I am ready to resume blogging and writing. For me, at least, this is good news.

Sunday, November 01, 2009

Albert York, Reclusive Landscape Painter, Dies at 80



Edge of the Forest (Ca. 1963)



Bread and Wine (ca. 1966)


I had not intended to come back on a sad note, but was sorry to learn of the death of Albert York, an American artist whose work I know primarily through a profile of him that appeared in The New Yorker in 1995.

Here's some of what The New York Times had to say in its obituary, published this morning:

Rarely measuring more than 12 inches on a side, Mr. York’s paintings evoke a world in which time and art seem to stand still or even move backward through history. His trees had the symmetry of those in Renaissance paintings. His images of a single cow or dog evoked the manner of Dutch or English painters. His occasional figures might be robed or turbaned as in earlier times, or accompanied by a skeleton signaling life’s brevity. He frequently zeroed in on small vases of flowers, recalling late Manet, and even went so far as to do his own rendition of Manet’s “Olympia.”

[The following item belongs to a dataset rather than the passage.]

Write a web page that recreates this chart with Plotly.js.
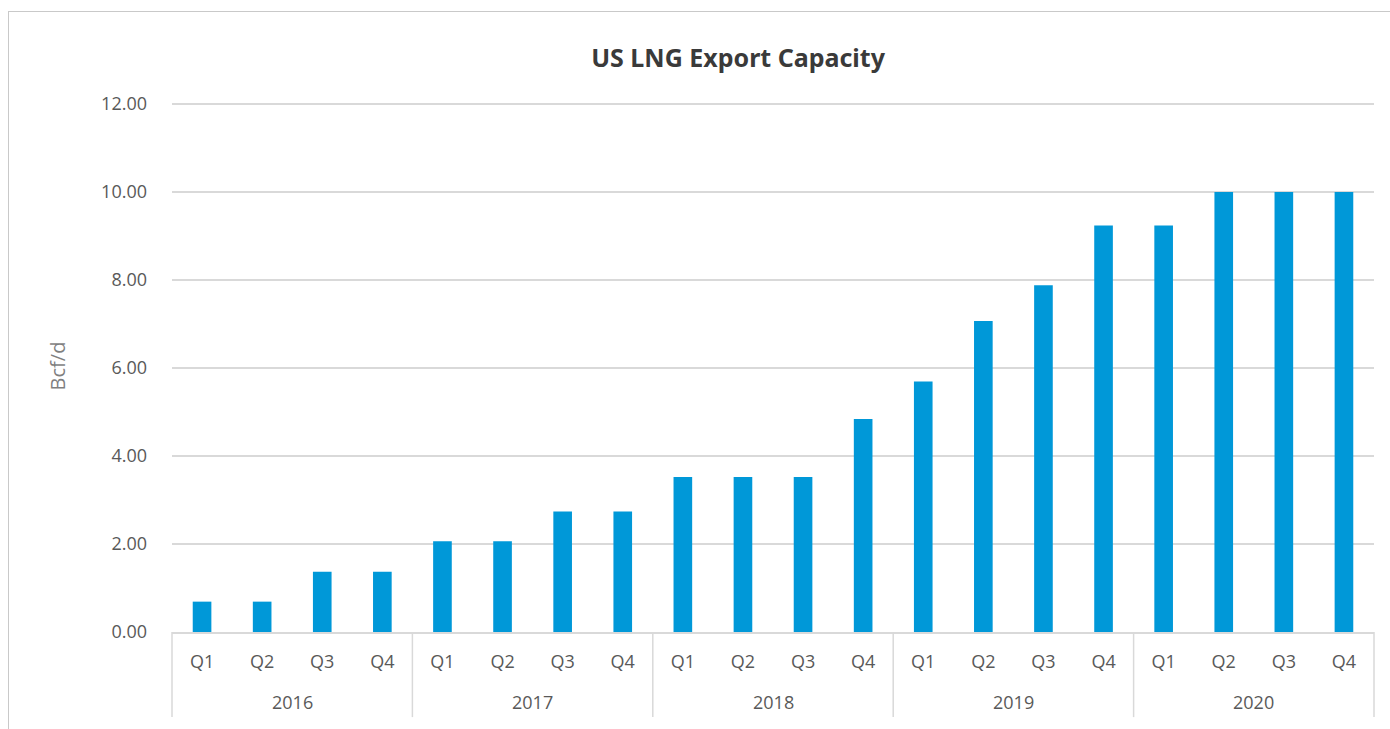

But his paintings’ geometric simplicity, flatness of form and workmanlike brushwork exuded a quiet modernity, as did their wholeness of composition and feeling. In the catalog to a 1975 York exhibition at Davis & Long, the critic and painter Fairfield Porter wrote, “Certainly part of the strong emotional appeal of these paintings” is that Mr. York “is not clever, and in no sense superior to the nature of his medium or the nature of the subject, but that he is at one with both.”